* Jon Garland's competitive style recalls Woody Williams. Garland refuses to "give in" to dangerous hitters. If he misses his target, it's usually outside of the strikezone. Unlike Williams, Garland has a good sinkerball. He went eight games without allowing a home run until giving up one in the first inning today.
* Garland is skillful at using sliders and cut fastballs. Tidbit -- the Padres' catcher gives him the same signal for either of those pitches, then Garland decides which one to throw. If he wants more break, he'll go to the slider.
* For the second consecutive Sunday, the Padres landed a crucial single in front of an outfielder who was playing too deep. Nationals left fielder Josh Willingham set up 290 feet from Tony Gwynn Jr., a left-handed slap hitter. As a result, he was unable to catch Gwynn's floater to left field, giving the Padres a tie-breaking run in the fifth inning today. Gwynn Jr. is not a threat to hit a deep flyball to left field.
* Nationals PR man John Dever used to work for the Padres and saw a lot of Ken Caminiti here. Dever refers to Nats third baseman Ryan Zimmerman as "Ziminiti" because he makes highlight plays like Caminiti used to make. Today, Zimmerman fielded and slugged like the MVP Caminiti of 1996.
* Today the Nats were trying to win their first series in San Diego since 2001, when the franchise was in Montreal.

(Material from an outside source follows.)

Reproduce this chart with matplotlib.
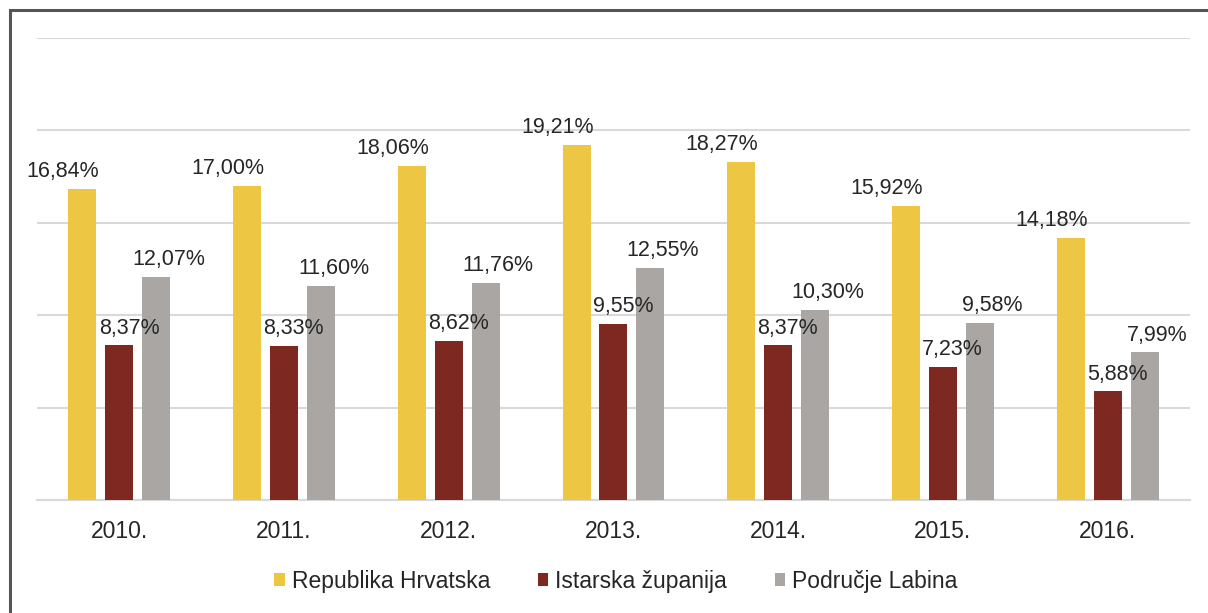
import numpy as np
import matplotlib.pyplot as plt
from matplotlib.patches import Rectangle

plt.rcParams['font.family'] = ['Liberation Sans', 'DejaVu Sans']

years = ['2010.', '2011.', '2012.', '2013.', '2014.', '2015.', '2016.']
hrvatska = [16.84, 17.00, 18.06, 19.21, 18.27, 15.92, 14.18]
istra = [8.37, 8.33, 8.62, 9.55, 8.37, 7.23, 5.88]
labin = [12.07, 11.60, 11.76, 12.55, 10.30, 9.58, 7.99]
series_names = ['Republika Hrvatska', 'Istarska županija', 'Područje Labina']

colors = ['#EDC744', '#7E2822', '#A9A6A4']
label_dx = [-14, 7, 9]  # label offsets in points, as in the original

fig = plt.figure(figsize=(12.08, 6.13), dpi=100)
ax = fig.add_axes([0.0306, 0.184, 0.9545, 0.754])

# outer frame
fig.patches.append(Rectangle((10 / 1208, -0.1), 1.2, 1 - 10 / 613 + 0.1,
                             transform=fig.transFigure, fill=False,
                             edgecolor='#555555', linewidth=2.2))

x = np.arange(len(years))
step = 0.224
width = 0.17
for i, (vals, name) in enumerate(zip([hrvatska, istra, labin], series_names)):
    pos = x + (i - 1) * step
    ax.bar(pos, vals, width=width, color=colors[i], label=name, zorder=3)
    for px, v in zip(pos, vals):
        ax.annotate(f'{v:.2f}%'.replace('.', ','), (px, v),
                    xytext=(label_dx[i], 5), textcoords='offset points',
                    ha='center', va='bottom', fontsize=15.5, color='#262626',
                    zorder=4)

ax.set_xlim(-0.5, len(years) - 0.5)
ax.set_ylim(0, 25)
ax.set_yticks(np.arange(0, 26, 5))
ax.yaxis.grid(True, color='#d9d9d9', linewidth=1.5, zorder=0)
ax.set_yticklabels([])
ax.tick_params(axis='y', length=0)
ax.set_xticks(x)
ax.set_xticklabels(years, fontsize=16.5, color='#262626')
ax.tick_params(axis='x', length=0, pad=14)
for s in ['top', 'right', 'left']:
    ax.spines[s].set_visible(False)
ax.spines['bottom'].set_color('#d9d9d9')
ax.spines['bottom'].set_linewidth(1.5)

handles, labels = ax.get_legend_handles_labels()
fig.legend(handles, labels, loc='center', bbox_to_anchor=(0.51, 0.052),
           ncol=3, frameon=False, fontsize=16.5, handlelength=0.45,
           handleheight=0.45, handletextpad=0.3, columnspacing=2.1,
           labelcolor='#262626')

fig.savefig('out.png', dpi=100)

* Scouts say there's nothing flukey about Mat Latos' strong start. Latos has the fastball and slider to become a No. 2 starter, maybe better if his changeup and curveball come along.
* Adam Dunn is the rare slugger who enjoys playing in San Diego. "I love this ballpark," Dunn told me on Saturday. When he was with the Reds, Dunn had some big games at Petco Park. Friday night, he hit a 400-foot drive that caromed off the wall in Death Valley for a double. "I didn't think it was going to be a homer," he said. "I didn't even know that it hit the wall."
* Hate to say it because I think their job is more difficult than generally thought, but the umpires aren't having a great year. Can't recall seeing so many backdoor breaking balls that appear outside yet are called strikes. Must be a tough pitch for umps to read, but it's grossly unfair to the hitter. The hitter is tasked with trying to hit a pitch that starts outside of the strikezone and never gets to the outside corner yet is called a strike. Padres pitchers seem to be getting a few of those calls, including a few by Bob Davidson today. UPDATE:Davidson dealt Adrian Gonzalez one of those calls, too.